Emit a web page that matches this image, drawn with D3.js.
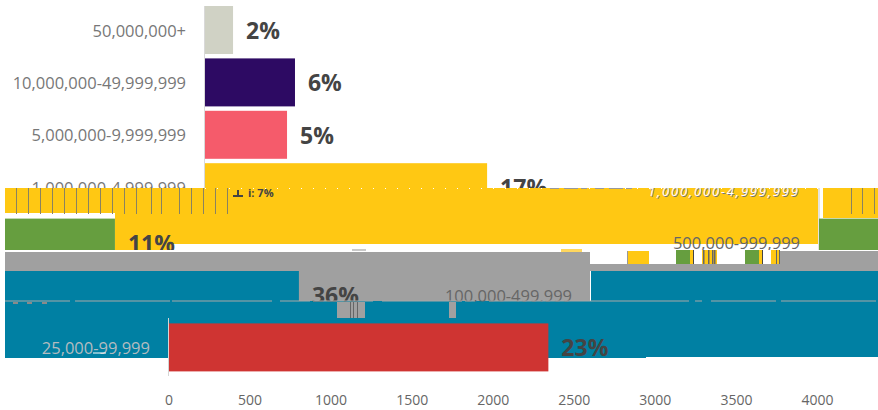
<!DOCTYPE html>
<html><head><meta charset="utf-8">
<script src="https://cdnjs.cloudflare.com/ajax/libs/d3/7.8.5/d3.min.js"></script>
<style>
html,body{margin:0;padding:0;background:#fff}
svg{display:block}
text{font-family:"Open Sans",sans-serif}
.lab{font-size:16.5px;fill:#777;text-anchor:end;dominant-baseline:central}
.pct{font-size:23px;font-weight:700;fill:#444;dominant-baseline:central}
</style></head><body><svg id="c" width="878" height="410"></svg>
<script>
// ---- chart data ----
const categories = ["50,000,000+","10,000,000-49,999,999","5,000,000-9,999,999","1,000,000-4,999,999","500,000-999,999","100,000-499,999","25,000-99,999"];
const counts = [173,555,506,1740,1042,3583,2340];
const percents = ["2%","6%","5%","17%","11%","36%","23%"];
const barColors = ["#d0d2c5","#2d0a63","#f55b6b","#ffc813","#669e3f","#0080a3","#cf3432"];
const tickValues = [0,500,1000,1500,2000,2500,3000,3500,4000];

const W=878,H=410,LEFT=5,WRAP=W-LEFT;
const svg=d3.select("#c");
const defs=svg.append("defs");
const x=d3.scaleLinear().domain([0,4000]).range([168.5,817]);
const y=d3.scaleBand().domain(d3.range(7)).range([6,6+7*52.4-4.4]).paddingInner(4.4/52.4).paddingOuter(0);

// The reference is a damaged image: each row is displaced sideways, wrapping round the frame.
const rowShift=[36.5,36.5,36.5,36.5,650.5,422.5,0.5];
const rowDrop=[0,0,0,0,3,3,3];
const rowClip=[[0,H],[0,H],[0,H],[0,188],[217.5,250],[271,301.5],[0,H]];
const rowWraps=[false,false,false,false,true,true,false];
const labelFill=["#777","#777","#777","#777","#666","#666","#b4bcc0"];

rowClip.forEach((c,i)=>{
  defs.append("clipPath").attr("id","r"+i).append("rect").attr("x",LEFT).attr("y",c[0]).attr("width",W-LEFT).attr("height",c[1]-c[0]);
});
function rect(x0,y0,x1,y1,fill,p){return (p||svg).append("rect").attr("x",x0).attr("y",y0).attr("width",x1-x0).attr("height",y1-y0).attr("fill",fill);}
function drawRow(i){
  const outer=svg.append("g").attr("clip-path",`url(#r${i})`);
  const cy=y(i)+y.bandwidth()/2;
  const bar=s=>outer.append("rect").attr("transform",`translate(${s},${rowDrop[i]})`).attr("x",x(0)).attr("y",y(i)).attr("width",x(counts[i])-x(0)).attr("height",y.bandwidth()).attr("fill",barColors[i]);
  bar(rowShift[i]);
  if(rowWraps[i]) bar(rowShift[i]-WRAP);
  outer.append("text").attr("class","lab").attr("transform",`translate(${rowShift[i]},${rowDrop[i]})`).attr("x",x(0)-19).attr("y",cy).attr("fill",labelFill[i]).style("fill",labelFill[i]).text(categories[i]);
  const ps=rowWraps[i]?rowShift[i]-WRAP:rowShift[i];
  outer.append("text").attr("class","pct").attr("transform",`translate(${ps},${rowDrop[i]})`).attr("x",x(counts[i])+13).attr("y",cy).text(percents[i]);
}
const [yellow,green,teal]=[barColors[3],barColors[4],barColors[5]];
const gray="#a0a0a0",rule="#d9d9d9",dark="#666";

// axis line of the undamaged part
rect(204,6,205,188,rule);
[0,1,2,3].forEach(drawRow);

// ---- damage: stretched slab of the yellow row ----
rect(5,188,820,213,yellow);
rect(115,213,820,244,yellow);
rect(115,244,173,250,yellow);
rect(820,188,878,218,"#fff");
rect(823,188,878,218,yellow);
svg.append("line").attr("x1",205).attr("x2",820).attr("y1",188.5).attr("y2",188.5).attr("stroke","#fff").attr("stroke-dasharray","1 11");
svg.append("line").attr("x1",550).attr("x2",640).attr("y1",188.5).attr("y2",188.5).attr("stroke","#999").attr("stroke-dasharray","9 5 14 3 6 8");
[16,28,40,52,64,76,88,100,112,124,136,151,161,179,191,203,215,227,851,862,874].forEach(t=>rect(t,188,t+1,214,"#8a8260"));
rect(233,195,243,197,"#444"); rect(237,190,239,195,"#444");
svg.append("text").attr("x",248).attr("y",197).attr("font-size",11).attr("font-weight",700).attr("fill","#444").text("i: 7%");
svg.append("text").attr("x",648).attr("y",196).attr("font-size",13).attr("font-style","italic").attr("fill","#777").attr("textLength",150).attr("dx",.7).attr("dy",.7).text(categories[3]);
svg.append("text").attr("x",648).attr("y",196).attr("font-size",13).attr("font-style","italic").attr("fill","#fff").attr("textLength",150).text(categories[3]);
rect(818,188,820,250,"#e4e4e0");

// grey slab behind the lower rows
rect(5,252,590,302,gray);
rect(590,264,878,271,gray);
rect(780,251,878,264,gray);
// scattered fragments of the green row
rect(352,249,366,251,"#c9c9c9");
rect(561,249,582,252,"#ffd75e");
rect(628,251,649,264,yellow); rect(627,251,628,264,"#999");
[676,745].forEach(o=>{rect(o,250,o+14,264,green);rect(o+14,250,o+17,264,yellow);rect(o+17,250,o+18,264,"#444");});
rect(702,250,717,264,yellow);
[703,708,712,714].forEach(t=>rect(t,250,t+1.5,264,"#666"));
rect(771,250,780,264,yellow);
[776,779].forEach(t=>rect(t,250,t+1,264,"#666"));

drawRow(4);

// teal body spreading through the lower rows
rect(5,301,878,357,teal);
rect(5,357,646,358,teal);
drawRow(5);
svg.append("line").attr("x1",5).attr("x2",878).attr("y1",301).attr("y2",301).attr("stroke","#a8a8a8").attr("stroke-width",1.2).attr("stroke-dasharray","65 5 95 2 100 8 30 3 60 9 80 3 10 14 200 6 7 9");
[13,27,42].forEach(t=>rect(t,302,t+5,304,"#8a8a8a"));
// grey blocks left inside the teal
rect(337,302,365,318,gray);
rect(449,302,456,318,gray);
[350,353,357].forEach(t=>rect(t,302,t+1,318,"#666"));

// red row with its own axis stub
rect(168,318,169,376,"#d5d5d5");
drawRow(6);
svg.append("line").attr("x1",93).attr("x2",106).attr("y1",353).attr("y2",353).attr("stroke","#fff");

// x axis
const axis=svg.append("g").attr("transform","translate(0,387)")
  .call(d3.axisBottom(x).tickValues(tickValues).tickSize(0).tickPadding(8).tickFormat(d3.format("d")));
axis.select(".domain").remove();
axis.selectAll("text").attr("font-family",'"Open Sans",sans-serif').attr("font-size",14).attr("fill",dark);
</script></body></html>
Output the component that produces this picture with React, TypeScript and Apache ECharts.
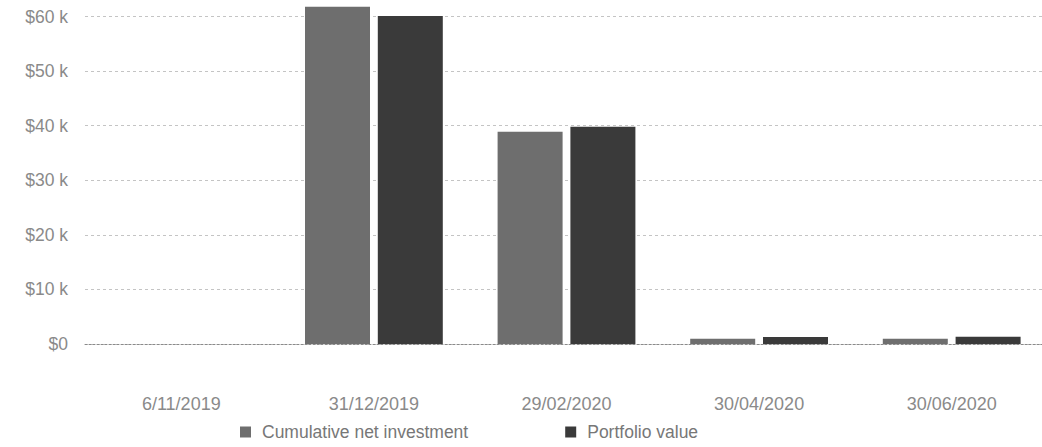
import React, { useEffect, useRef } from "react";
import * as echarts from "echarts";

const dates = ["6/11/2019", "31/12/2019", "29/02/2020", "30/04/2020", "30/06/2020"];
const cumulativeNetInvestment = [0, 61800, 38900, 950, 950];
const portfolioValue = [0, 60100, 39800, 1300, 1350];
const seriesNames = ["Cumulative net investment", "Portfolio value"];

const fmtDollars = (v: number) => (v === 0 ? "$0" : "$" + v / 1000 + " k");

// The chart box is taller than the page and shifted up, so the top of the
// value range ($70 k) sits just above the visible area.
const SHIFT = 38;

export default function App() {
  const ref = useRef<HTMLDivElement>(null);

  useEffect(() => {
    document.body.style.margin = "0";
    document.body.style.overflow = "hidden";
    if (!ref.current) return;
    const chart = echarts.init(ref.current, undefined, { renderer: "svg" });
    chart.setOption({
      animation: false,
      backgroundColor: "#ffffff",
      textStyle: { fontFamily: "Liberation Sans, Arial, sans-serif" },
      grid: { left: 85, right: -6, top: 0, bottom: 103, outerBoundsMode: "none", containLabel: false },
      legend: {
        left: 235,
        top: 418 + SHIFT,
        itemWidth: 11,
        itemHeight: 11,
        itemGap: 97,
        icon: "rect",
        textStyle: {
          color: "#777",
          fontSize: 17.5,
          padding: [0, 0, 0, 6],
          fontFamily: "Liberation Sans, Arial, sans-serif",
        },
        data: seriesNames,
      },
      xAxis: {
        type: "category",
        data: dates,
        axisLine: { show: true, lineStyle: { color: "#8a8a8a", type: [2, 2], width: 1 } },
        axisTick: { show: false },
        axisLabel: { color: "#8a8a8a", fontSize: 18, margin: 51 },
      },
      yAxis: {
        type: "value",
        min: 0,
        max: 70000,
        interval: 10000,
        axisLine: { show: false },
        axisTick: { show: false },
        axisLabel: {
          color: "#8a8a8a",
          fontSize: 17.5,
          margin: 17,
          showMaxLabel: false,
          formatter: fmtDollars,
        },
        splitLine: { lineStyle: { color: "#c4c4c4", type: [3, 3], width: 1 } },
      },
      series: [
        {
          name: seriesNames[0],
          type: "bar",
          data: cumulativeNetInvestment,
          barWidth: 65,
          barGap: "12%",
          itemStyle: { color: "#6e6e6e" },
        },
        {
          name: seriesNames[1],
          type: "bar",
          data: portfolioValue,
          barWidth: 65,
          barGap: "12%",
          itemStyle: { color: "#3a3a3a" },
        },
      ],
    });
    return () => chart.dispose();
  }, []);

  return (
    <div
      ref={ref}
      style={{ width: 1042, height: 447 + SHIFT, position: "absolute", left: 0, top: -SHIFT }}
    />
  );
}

#### [Instructions to follow]
Begin with the line that contains "Output the component" and end with the line that contains "const fmtDollars = (v: number)"; write out both and all lines between exactly, but no pictures.

#### [Result]
Output the component that produces this picture with React, TypeScript and Apache ECharts.
import React, { useEffect, useRef } from "react";
import * as echarts from "echarts";

const dates = ["6/11/2019", "31/12/2019", "29/02/2020", "30/04/2020", "30/06/2020"];
const cumulativeNetInvestment = [0, 61800, 38900, 950, 950];
const portfolioValue = [0, 60100, 39800, 1300, 1350];
const seriesNames = ["Cumulative net investment", "Portfolio value"];

const fmtDollars = (v: number) => (v === 0 ? "$0" : "$" + v / 1000 + " k");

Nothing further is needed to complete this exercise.